Compute limitations might suffice for preventing rogue AIs or rogue humans from rapidly causing an intelligence explosion even if it would otherwise be possible. Thus, we might be able to delay substantially and use this time to improve the situation.
It might also suffice for avoiding the worst parts of AI enabled cyber attacks which might be heavily scale dependent and not overally offense dominant.
We can control the AIs used by this smaller number of actors which could allow them to be used in otherwise dangerous applications.
We can try to distribute easy-to-use control approaches widely and possibly we can pass legal restrictions related to these approaches.
We can try to aggregate information to figure out if the AI is scheming and if we learn that it is, we can try to take some countermeasures. TBC, even if the AI isn’t scheming, it’s plausible that offense defense issues (given the lack of time for adaptation) suffice to make this situation unrecoverable.
See also the strategy-stealing assumption and What does it take to defend the world against out-of-control AGIs?.
Overall, my guess is that if the AI is open source, scheming, and transformatively powerful (using the sort of power threshold defined in this post) and our overall alignment related technology looks like it does today, the probability of human loss of control or >1 billion dead is about 80%.
If we have a magic solution to misalignment which makes it easy for anyone to avoid egregious misalignment from their perspective and which scales indefinitely (but such an AI is still open source), then my probability on the bad outcome condition above is more like 20%.
My probabilities are somewhere in-between depending on the exact amount of technical solution and the default level of misalignment. (And various responses from governments also affect this etc.)

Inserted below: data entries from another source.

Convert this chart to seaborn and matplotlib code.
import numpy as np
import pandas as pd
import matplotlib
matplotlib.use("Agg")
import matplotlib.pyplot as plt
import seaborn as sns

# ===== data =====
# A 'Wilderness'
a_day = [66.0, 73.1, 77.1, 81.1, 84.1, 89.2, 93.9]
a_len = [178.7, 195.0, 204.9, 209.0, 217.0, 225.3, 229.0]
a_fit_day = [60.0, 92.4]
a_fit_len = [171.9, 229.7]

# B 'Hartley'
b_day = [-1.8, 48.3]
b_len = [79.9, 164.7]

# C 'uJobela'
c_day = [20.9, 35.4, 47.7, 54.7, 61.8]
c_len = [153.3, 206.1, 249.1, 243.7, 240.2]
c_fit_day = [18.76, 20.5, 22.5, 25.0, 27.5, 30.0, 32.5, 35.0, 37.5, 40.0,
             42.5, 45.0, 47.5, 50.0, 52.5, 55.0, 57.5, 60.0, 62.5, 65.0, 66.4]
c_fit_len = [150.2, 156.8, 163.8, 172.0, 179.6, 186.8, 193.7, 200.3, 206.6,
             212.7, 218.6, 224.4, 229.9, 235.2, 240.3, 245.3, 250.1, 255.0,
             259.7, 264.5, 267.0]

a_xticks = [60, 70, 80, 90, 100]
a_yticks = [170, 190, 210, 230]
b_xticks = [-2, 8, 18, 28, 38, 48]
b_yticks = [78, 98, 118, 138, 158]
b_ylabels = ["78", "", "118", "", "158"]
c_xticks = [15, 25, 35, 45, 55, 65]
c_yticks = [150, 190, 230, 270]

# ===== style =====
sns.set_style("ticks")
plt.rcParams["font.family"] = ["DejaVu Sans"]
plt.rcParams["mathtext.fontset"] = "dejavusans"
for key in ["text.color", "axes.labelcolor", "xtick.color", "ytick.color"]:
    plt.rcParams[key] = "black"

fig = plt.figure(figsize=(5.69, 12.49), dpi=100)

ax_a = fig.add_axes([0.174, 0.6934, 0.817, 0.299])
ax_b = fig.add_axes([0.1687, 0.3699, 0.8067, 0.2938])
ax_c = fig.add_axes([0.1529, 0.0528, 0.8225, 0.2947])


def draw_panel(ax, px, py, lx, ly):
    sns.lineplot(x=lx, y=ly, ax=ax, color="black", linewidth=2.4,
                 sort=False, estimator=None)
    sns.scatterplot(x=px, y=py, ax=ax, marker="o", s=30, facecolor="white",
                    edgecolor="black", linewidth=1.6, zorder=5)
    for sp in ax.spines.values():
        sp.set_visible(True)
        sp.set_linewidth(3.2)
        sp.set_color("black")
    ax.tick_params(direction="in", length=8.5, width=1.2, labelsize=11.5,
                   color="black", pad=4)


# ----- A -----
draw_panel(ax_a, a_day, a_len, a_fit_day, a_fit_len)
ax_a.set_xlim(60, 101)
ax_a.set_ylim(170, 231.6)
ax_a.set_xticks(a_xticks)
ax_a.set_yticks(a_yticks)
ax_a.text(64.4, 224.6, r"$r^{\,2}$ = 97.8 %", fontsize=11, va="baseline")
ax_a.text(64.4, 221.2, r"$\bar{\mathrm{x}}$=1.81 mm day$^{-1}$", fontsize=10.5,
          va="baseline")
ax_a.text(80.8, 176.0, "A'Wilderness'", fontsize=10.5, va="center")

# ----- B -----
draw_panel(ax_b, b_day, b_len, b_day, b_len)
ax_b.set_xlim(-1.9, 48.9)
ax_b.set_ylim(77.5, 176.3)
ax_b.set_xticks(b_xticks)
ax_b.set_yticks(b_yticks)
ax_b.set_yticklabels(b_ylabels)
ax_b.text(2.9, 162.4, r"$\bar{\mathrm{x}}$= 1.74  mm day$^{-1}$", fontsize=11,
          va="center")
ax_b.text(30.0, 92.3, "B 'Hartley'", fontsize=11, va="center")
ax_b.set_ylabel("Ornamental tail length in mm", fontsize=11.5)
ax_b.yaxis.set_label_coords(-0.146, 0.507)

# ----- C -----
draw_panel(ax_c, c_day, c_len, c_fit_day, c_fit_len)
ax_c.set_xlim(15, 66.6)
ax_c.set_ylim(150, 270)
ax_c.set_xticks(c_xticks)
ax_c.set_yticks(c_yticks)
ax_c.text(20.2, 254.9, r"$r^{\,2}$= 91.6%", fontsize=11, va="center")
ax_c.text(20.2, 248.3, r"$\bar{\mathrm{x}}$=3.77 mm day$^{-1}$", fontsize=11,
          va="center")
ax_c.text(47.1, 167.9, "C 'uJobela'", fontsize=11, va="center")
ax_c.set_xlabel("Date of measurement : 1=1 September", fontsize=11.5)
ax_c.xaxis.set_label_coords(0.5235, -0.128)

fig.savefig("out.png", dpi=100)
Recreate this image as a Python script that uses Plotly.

I agree with pretty much all of this and appreciate your clear framing of the issues at hand. It seems like where our concerns differ is around these two issues: I believe that the offense-defense balance for AI-enabled biorisk is such that a bad actor with open-weights fine-tuned model could kill billions of people with less than 100k. I don’t think that the fine-tuning or inference would require more than a single server with 8x GPUs (potentially even just 8x 4090s). So unless the compute regulations are monitoring individual 4090 GPUs, then you aren’t blocking inference or fine-tuning. Training takes a bunch of servers (often millions or billions of dollars worth of hardware), and thus seems more plausible to monitor.
I haven’t heard any concrete prposals for compute monitoring at the level of 8x 4090 GPUs, have you?
I think compute monitoring for literally 8x 4090 is very likely to be way too hard against a reasonably commited adversary. (The hardware is already way too easy to access and broadly distributed. Also, I think if this causes problems, you might also have issues with people’s mac books which is super costly.)
My overall guess is that for realistically sized models (0.1-100 trillion parameters), we can’t prevent doing a small amount of finetuning and inference against an ML competent adversary.
But, maybe there is some hope for models which are more like 100 trillion parameters? (Minimally, I think 8x 4090 isn’t going to work well for models of this size.)
Yeah, the question of where the threshold of dangerous capabilities is seems very important to whether we can hope to make compute governance a part of restricting bad actors from using fine-tuning & inference to do bad things.
The reason this is important to try to predict is because we really want to not release powerfully dangerous open-source models which bad actors could use for bad things. Once those models have been released, there’s no taking them back. So if there’s a risk that a given model would be dangerous if released openly so that bad actors could have a private copy to fine-tune, then the intervention point is to disallow the release of the model.